Raw data ->
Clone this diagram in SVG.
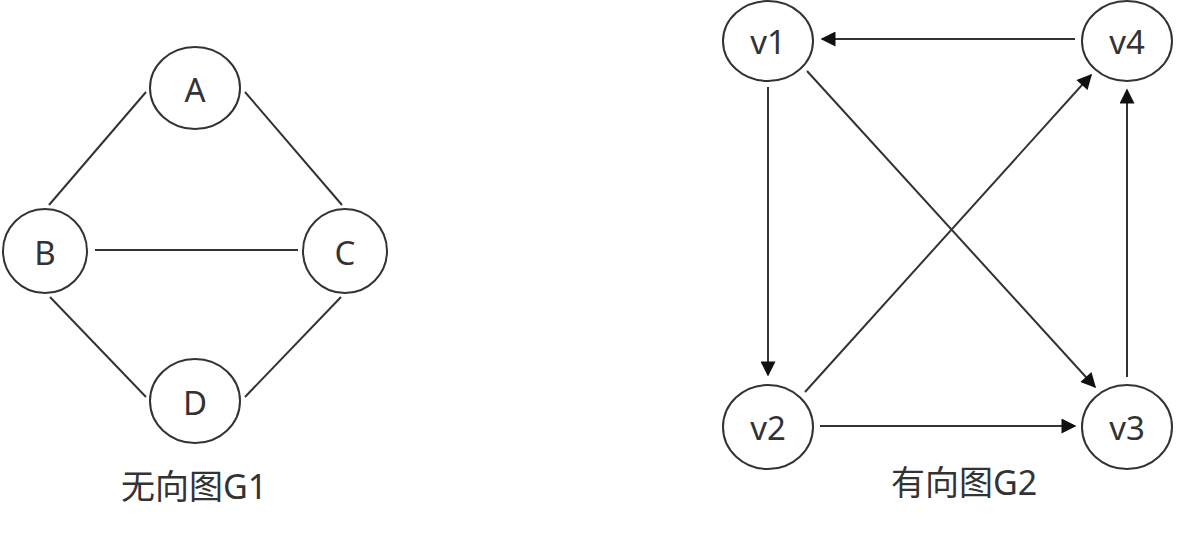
<svg xmlns="http://www.w3.org/2000/svg" width="1201" height="534" viewBox="0 0 1201 534">
<style>
.node ellipse{fill:#fff;stroke:#333;stroke-width:2}
.node text,.lbl{font-family:"Noto Sans","Noto Sans CJK SC",sans-serif;fill:#333;text-anchor:middle;dominant-baseline:central}
.node text{font-size:33px}
.lbl{font-size:34px}
.edges line{stroke:#333;stroke-width:2;fill:none}
.arr line{marker-end:url(#ah)}
</style>
<defs>
<marker id="ah" viewBox="0 0 10 10" refX="9" refY="5" markerWidth="8.5" markerHeight="7.5" markerUnits="strokeWidth" orient="auto">
<path d="M0,0 L10,5 L0,10 Z" fill="#111"/>
</marker>
</defs>
<rect width="1201" height="534" fill="#fff"/>
<g id="edges-g1" class="edges">
<line x1="146" y1="92" x2="49" y2="205"/>
<line x1="245" y1="92" x2="342" y2="205"/>
<line x1="95" y1="250" x2="298" y2="250"/>
<line x1="50" y1="297" x2="146" y2="397"/>
<line x1="341" y1="297" x2="245" y2="397"/>
</g>
<g id="edges-g2" class="edges arr">
<line x1="1075" y1="39" x2="822" y2="39"/>
<line x1="768" y1="87" x2="768" y2="375"/>
<line x1="807" y1="71" x2="1095" y2="387"/>
<line x1="805" y1="392" x2="1091" y2="75"/>
<line x1="820" y1="426" x2="1075" y2="426"/>
<line x1="1127" y1="377" x2="1127" y2="90"/>
</g>
<g id="A" class="node"><ellipse cx="195" cy="88" rx="45" ry="41"/><text x="195" y="89">A</text></g>
<g id="B" class="node"><ellipse cx="45" cy="251" rx="42" ry="42"/><text x="45" y="252">B</text></g>
<g id="C" class="node"><ellipse cx="345" cy="251" rx="42" ry="42"/><text x="345" y="252">C</text></g>
<g id="D" class="node"><ellipse cx="195" cy="401" rx="45" ry="42"/><text x="195" y="402">D</text></g>
<g id="v1" class="node"><ellipse cx="768" cy="41" rx="45" ry="40"/><text x="768" y="41">v1</text></g>
<g id="v4" class="node"><ellipse cx="1127" cy="41" rx="45" ry="40"/><text x="1127" y="41">v4</text></g>
<g id="v2" class="node"><ellipse cx="768" cy="427" rx="45" ry="42"/><text x="768" y="427">v2</text></g>
<g id="v3" class="node"><ellipse cx="1127" cy="427" rx="45" ry="42"/><text x="1127" y="427">v3</text></g>
<text class="lbl" x="194" y="486">无向图G1</text>
<text class="lbl" x="964" y="482">有向图G2</text>
</svg>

Directions -> Repeat the data exactly, excluding the pictures.

The response ->
Clone this diagram in SVG.
<svg xmlns="http://www.w3.org/2000/svg" width="1201" height="534" viewBox="0 0 1201 534">
<style>
.node ellipse{fill:#fff;stroke:#333;stroke-width:2}
.node text,.lbl{font-family:"Noto Sans","Noto Sans CJK SC",sans-serif;fill:#333;text-anchor:middle;dominant-baseline:central}
.node text{font-size:33px}
.lbl{font-size:34px}
.edges line{stroke:#333;stroke-width:2;fill:none}
.arr line{marker-end:url(#ah)}
</style>
<defs>
<marker id="ah" viewBox="0 0 10 10" refX="9" refY="5" markerWidth="8.5" markerHeight="7.5" markerUnits="strokeWidth" orient="auto">
<path d="M0,0 L10,5 L0,10 Z" fill="#111"/>
</marker>
</defs>
<rect width="1201" height="534" fill="#fff"/>
<g id="edges-g1" class="edges">
<line x1="146" y1="92" x2="49" y2="205"/>
<line x1="245" y1="92" x2="342" y2="205"/>
<line x1="95" y1="250" x2="298" y2="250"/>
<line x1="50" y1="297" x2="146" y2="397"/>
<line x1="341" y1="297" x2="245" y2="397"/>
</g>
<g id="edges-g2" class="edges arr">
<line x1="1075" y1="39" x2="822" y2="39"/>
<line x1="768" y1="87" x2="768" y2="375"/>
<line x1="807" y1="71" x2="1095" y2="387"/>
<line x1="805" y1="392" x2="1091" y2="75"/>
<line x1="820" y1="426" x2="1075" y2="426"/>
<line x1="1127" y1="377" x2="1127" y2="90"/>
</g>
<g id="A" class="node"><ellipse cx="195" cy="88" rx="45" ry="41"/><text x="195" y="89">A</text></g>
<g id="B" class="node"><ellipse cx="45" cy="251" rx="42" ry="42"/><text x="45" y="252">B</text></g>
<g id="C" class="node"><ellipse cx="345" cy="251" rx="42" ry="42"/><text x="345" y="252">C</text></g>
<g id="D" class="node"><ellipse cx="195" cy="401" rx="45" ry="42"/><text x="195" y="402">D</text></g>
<g id="v1" class="node"><ellipse cx="768" cy="41" rx="45" ry="40"/><text x="768" y="41">v1</text></g>
<g id="v4" class="node"><ellipse cx="1127" cy="41" rx="45" ry="40"/><text x="1127" y="41">v4</text></g>
<g id="v2" class="node"><ellipse cx="768" cy="427" rx="45" ry="42"/><text x="768" y="427">v2</text></g>
<g id="v3" class="node"><ellipse cx="1127" cy="427" rx="45" ry="42"/><text x="1127" y="427">v3</text></g>
<text class="lbl" x="194" y="486">无向图G1</text>
<text class="lbl" x="964" y="482">有向图G2</text>
</svg>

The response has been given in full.